The numbers also cannot account for those who were killed after they were raped.

Fifteen-year-old Hala Sadak from a village in the Maungdaw Township told HRW that soldiers had dragged her from her home, stripped her naked, and pushed her against a tree where she estimates as many as 10 men raped her from behind.

“They left me where I was ... when my brother and sister came to get me, I was lying there on the ground, they thought I was dead,” she said.

Emotional, physical injuries

In addition to depression and post-traumatic stress disorder, women reported untreated injuries including vaginal tears, bleeding, and infections, the report said.

More than 600,000 Rohingya Muslims have left Myanmar’s Rakhine State since Aug. 25, after insurgents attacked security forces and prompted a brutal military crackdown that has been described as ethnic cleansing.

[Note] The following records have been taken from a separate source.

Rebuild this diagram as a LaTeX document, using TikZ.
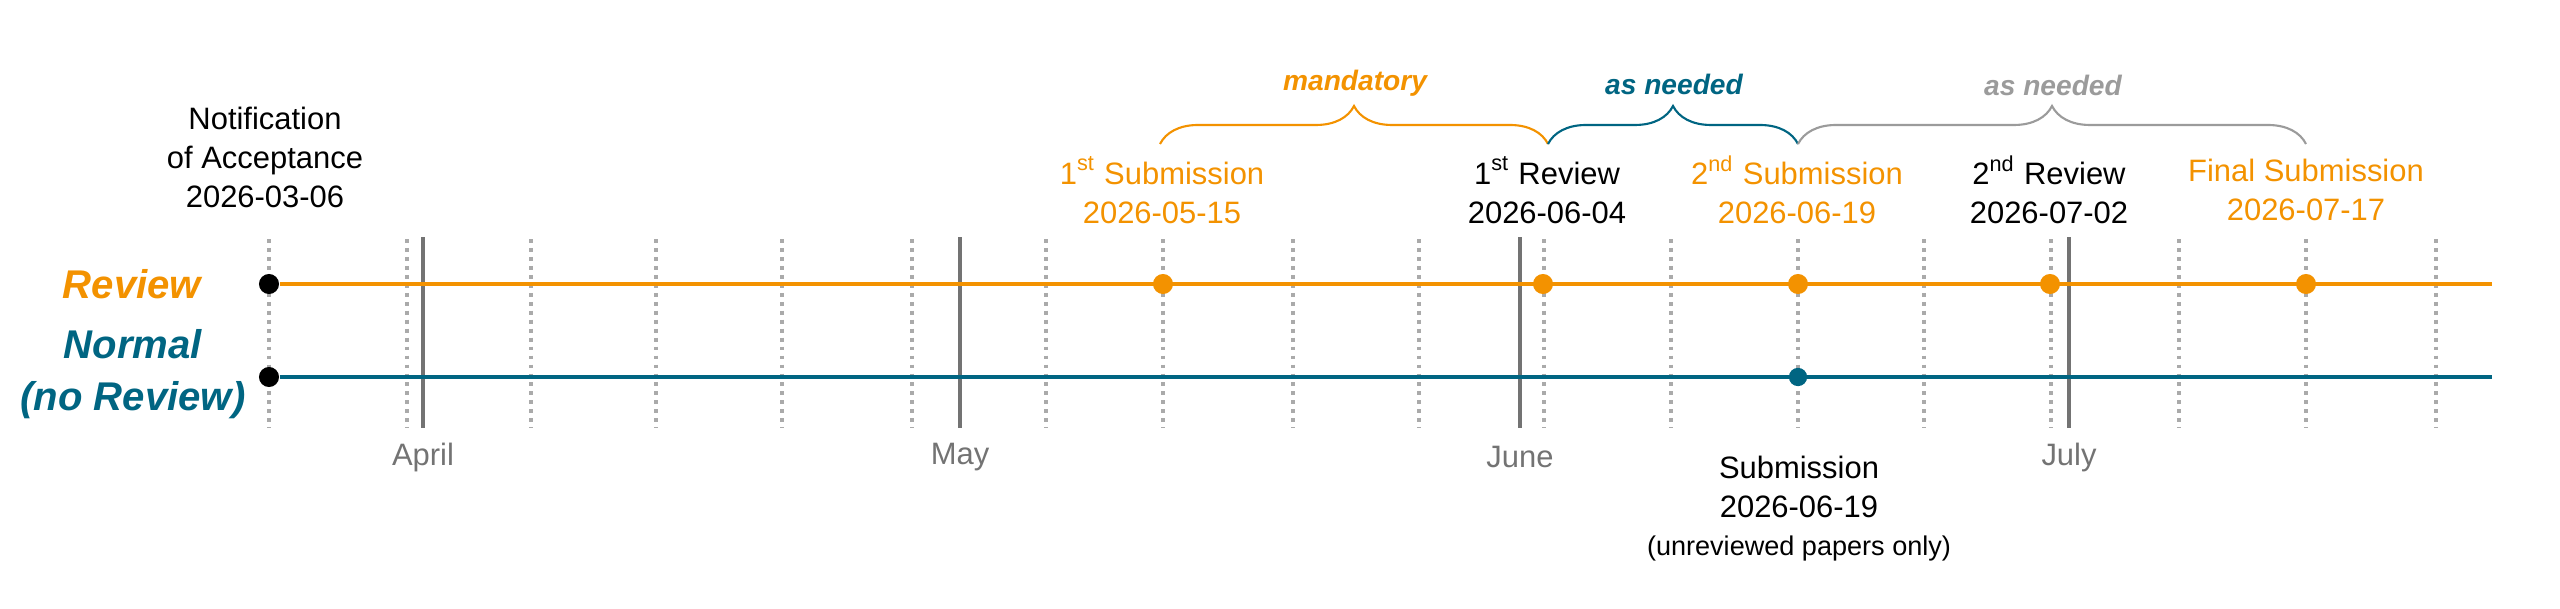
\documentclass[tikz,border=0pt]{standalone}
\usepackage{fontspec}
\setmainfont{Liberation Sans}
\usetikzlibrary{decorations.pathreplacing}

\definecolor{revorange}{RGB}{243,146,0}
\definecolor{normteal}{RGB}{0,101,130}
\definecolor{monthgray}{RGB}{115,115,115}
\definecolor{weekgray}{RGB}{170,170,170}
\definecolor{bracegray}{RGB}{155,155,155}

\tikzset{
  weekline/.style={weekgray, line width=1.1pt, dash pattern=on 1.1pt off 1.45pt},
  monthline/.style={monthgray, line width=1.15pt},
  trackline/.style={line width=1.3pt},
  evdot/.style={circle, fill, inner sep=0pt, minimum size=5.7pt},
  evtext/.style={align=center, font=\fontsize{8.8}{11.1}\selectfont},
  monthtext/.style={monthgray, font=\fontsize{8.8}{11}\selectfont},
  rowtext/.style={align=center, font=\fontsize{11.4}{14.8}\selectfont\bfseries\itshape},
  bracetext/.style={font=\fontsize{8}{10}\selectfont\bfseries\itshape},
  span/.style={line width=0.6pt, decorate, decoration={brace, amplitude=3.8mm}}
}

\begin{document}
\begin{tikzpicture}[x=0.01cm, y=-0.01cm]
    \useasboundingbox (0,0) rectangle (2560,609);

    % weeks and months
    \foreach \wx in {269,407,531,656,782,912,1046,1163,1293,1419,1544,1671,1798,1924,2051,2179,2306,2436}
        \draw[weekline] (\wx,239) -- (\wx,428);
    \foreach \mx/\mname in {423/April,960/May,1520/June,2069/July} {
        \draw[monthline] (\mx,237) -- (\mx,428);
        \node[monthtext] (m\mname) at (\mx,457) {\mname};
    }

    % the two tracks
    \node[rowtext, revorange] (review) at (132,284) {Review};
    \node[rowtext, normteal] (normal) at (133,374) {Normal\\(no Review)};

    \node[evdot, black] (startR) at (269,284) {};
    \node[evdot, black] (startN) at (269,377) {};
    \coordinate (endR) at (2492,284);
    \coordinate (endN) at (2492,377);

    \draw[trackline, revorange] (startR) -- (endR);
    \draw[trackline, normteal] (startN) -- (endN);

    \node[evdot, revorange] (sub1) at (1163,284) {};
    \node[evdot, revorange] (rev1) at (1543,284) {};
    \node[evdot, revorange] (sub2) at (1798,284) {};
    \node[evdot, revorange] (rev2) at (2050,284) {};
    \node[evdot, revorange] (final) at (2306,284) {};
    \node[evdot, normteal, minimum size=5.2pt] (subN) at (1798,377) {};

    % labels
    \node[evtext] (notif) at (265,157) {Notification\\of Acceptance\\2026-03-06};
    \node[evtext, revorange] (sub1txt) at (1162,190) {1\textsuperscript{st} Submission\\2026-05-15};
    \node[evtext] (rev1txt) at (1547,190) {1\textsuperscript{st} Review\\2026-06-04};
    \node[evtext, revorange] (sub2txt) at (1797,190) {2\textsuperscript{nd} Submission\\2026-06-19};
    \node[evtext] (rev2txt) at (2049,190) {2\textsuperscript{nd} Review\\2026-07-02};
    \node[evtext, revorange] (finaltxt) at (2306,190) {Final Submission\\2026-07-17};

    \node[evtext] (subNtxt) at (1799,487) {Submission\\2026-06-19};
    \node[font=\fontsize{7.7}{9}\selectfont] (subNnote) at (1799,548) {(unreviewed papers only)};

    % braces
    \coordinate (b1) at (1160,144);
    \coordinate (b2) at (1548,144);
    \coordinate (b3) at (1798,144);
    \coordinate (b4) at (2306,144);
    \draw[span, revorange] (b1) -- (b2);
    \draw[span, normteal] (b2) -- (b3);
    \draw[span, bracegray] (b3) -- (b4);

    \node[bracetext, revorange] (mand) at (1355,83) {mandatory};
    \node[bracetext, normteal] (need1) at (1674,84) {as needed};
    \node[bracetext, bracegray] (need2) at (2053,85) {as needed};
\end{tikzpicture}
\end{document}
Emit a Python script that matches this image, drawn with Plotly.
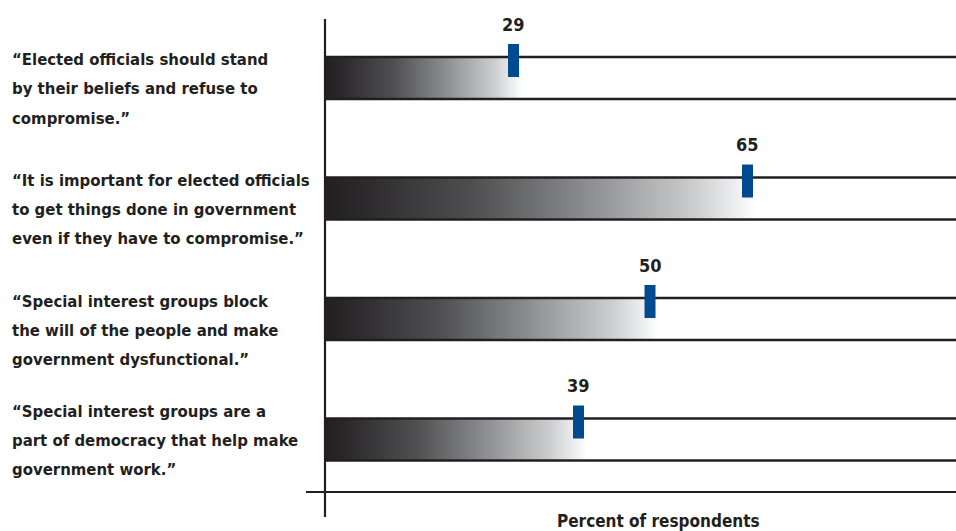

Myanmar’s government has repeatedly rejected claims that atrocities, including rape and extrajudicial killings, are occurring in northern Rakhine, the epicenter of the violence that the United Nations has called “textbook ethnic cleansing.”

Denials from Myanmar

In September, the Rakhine state border security minister denied reports of rape by security forces in the state, according to HRW.

“Where is the proof? Look at those women who are making these claims — would anyone want to rape them?” he was quoted as saying in Thursday’s report.

Myanmar does not recognize the Rohingya and denies them citizenship, referring to them as “Bengali” to imply origins in Bangladesh.

Though Aung San Suu Kyi has been criticized for sidestepping allegations of abuses, many Western governments have been reluctant to ostracize her during a fragile transition to democracy.